“Abbey Road” and the Beatles Legacy
Listen to the Recess! Clip
Author | John Cech |
Air Date | 10/1/2001 |
“Abbey Road” and the Beatles Legacy Transcript
Today, in 1969, the Beatles released what would become one of their best-selling albums, Abbey Road. According to one commentator, it was half traditional rock album, half pop symphony, with all the songs on the second part pouring into one other, cascading into a pool of remarkable sound images, from “Here Comes the Sun” and “Because” to “Golden Slumbers” and “Carry that Weight” — great songs, and when you added in “Something” and “The Octopuses Garden” from the first side — well, it was and still is pretty amazing.
There was a lot of curiosity about the album cover photograph — like why was Paul crossing the road barefoot? And whose car was parked on the left curb? But one of the most interesting legacies of the Beatles, from this and their other albums, is that a good deal of their music, and their playful public personas have become quintessential expressions of what we value about childhood and youth — its highly creative uses of language, its love of the absurd and the nonsensical; its fresh, innocent idealism; its pure, joyful, celebratory energy. No wonder many of their songs have become musical standards of childhood and have been appearing on children’s records with some frequency over the past decade.
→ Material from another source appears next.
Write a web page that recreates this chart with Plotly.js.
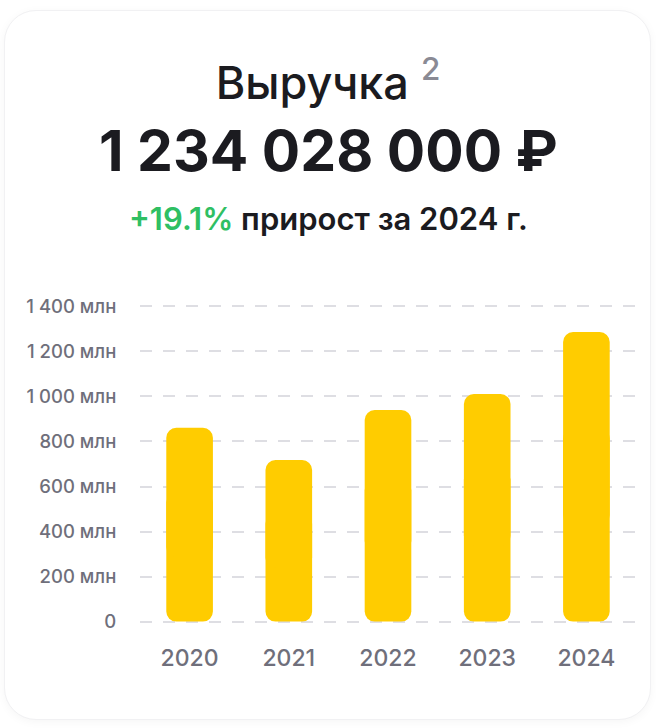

There’s a Beatles anthology played entirely on toy instruments, and another collection of their music scored for a music box orchestra; it’s a little tacky but even here the Beatles’ wonderful melodies shine through. And Sesame Street even paid its own homage a few years ago with Christopher Cerf’s witty send up of Beatles and other pop songs on a CD called “Sesame Road” that’s still available at most record stores. “Let it Be” is transformed by Cerf into “Letter B” and “Hey Jude” becomes a child’s (and Cookie Monster’s) tribute to the restorative powers of a good snack, and gets renamed in the process, “Hey Food.” It’s an imaginative, iconoclastic meal that even (perhaps especially) the lads from Liverpool would relish.